-------- GIVEN RECORDS
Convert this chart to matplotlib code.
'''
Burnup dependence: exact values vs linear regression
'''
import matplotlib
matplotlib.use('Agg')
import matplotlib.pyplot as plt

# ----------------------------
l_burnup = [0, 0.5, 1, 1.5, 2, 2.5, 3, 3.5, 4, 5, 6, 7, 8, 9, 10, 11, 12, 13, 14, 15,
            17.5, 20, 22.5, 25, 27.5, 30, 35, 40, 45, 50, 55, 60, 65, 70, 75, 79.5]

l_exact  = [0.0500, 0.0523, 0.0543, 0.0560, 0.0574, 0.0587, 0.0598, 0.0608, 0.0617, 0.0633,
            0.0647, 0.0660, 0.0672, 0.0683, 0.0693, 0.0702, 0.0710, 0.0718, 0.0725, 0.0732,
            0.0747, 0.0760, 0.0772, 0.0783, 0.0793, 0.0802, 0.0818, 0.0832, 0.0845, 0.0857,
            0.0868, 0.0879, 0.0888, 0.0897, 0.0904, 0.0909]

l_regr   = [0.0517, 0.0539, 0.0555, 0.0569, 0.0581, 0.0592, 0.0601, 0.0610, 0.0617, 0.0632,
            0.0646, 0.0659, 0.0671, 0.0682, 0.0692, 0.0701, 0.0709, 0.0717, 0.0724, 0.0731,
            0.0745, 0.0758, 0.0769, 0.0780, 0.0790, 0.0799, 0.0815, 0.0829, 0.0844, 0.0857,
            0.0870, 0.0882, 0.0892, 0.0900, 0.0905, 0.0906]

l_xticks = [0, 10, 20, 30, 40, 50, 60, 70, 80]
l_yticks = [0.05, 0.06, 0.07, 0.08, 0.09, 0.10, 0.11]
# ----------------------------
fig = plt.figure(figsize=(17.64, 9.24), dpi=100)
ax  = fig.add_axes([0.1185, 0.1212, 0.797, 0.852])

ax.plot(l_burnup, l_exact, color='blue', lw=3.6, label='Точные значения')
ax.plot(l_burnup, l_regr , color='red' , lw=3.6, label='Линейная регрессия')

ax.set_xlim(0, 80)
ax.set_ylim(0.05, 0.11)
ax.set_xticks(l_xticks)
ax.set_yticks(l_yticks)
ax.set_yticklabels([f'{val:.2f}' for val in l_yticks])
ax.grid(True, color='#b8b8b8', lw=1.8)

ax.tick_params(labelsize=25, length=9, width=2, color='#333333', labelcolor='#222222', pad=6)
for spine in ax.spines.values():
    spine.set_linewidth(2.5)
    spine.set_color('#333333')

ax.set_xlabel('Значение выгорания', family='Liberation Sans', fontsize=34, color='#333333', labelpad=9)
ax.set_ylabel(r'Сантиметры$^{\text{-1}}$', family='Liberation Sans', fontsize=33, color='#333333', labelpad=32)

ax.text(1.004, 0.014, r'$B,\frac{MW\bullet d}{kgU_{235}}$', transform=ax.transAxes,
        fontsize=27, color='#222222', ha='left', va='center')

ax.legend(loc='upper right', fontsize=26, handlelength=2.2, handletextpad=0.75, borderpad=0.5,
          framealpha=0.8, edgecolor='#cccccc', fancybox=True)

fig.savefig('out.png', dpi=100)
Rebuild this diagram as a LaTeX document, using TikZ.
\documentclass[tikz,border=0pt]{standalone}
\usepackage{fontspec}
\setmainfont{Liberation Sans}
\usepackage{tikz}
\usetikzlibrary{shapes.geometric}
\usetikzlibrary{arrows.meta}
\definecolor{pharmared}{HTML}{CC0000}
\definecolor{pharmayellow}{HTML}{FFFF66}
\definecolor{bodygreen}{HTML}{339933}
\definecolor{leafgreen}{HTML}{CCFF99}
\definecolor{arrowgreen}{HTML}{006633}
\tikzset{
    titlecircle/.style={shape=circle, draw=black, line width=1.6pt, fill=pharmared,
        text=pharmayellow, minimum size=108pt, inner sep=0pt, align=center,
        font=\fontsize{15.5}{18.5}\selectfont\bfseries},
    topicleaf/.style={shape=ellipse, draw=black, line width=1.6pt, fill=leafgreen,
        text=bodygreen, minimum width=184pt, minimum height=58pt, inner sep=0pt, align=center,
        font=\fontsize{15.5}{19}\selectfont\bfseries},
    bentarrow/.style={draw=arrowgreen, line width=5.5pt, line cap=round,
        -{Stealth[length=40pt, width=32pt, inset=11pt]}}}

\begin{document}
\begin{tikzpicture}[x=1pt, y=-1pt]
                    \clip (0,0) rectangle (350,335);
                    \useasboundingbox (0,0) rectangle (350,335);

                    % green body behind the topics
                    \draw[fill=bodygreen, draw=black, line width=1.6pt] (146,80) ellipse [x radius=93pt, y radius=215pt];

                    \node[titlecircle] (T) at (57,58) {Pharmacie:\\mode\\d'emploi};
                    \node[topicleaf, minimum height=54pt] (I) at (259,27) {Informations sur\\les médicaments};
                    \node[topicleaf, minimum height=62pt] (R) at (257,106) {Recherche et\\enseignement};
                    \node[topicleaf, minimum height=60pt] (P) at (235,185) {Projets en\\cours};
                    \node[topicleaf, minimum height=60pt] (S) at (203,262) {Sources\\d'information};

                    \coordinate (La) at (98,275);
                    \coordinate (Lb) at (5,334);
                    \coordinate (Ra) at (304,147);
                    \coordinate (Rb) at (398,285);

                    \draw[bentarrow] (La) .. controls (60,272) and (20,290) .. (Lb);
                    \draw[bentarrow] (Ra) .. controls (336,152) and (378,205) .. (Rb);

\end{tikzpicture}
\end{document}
----------------
_STATED TASK:_
Each line from the start of the listing above through the line containing "70, 75, 79.5]" should be copied exactly, please, with no other lines added.

_TASK ANSWER:_
Convert this chart to matplotlib code.
'''
Burnup dependence: exact values vs linear regression
'''
import matplotlib
matplotlib.use('Agg')
import matplotlib.pyplot as plt

# ----------------------------
l_burnup = [0, 0.5, 1, 1.5, 2, 2.5, 3, 3.5, 4, 5, 6, 7, 8, 9, 10, 11, 12, 13, 14, 15,
            17.5, 20, 22.5, 25, 27.5, 30, 35, 40, 45, 50, 55, 60, 65, 70, 75, 79.5]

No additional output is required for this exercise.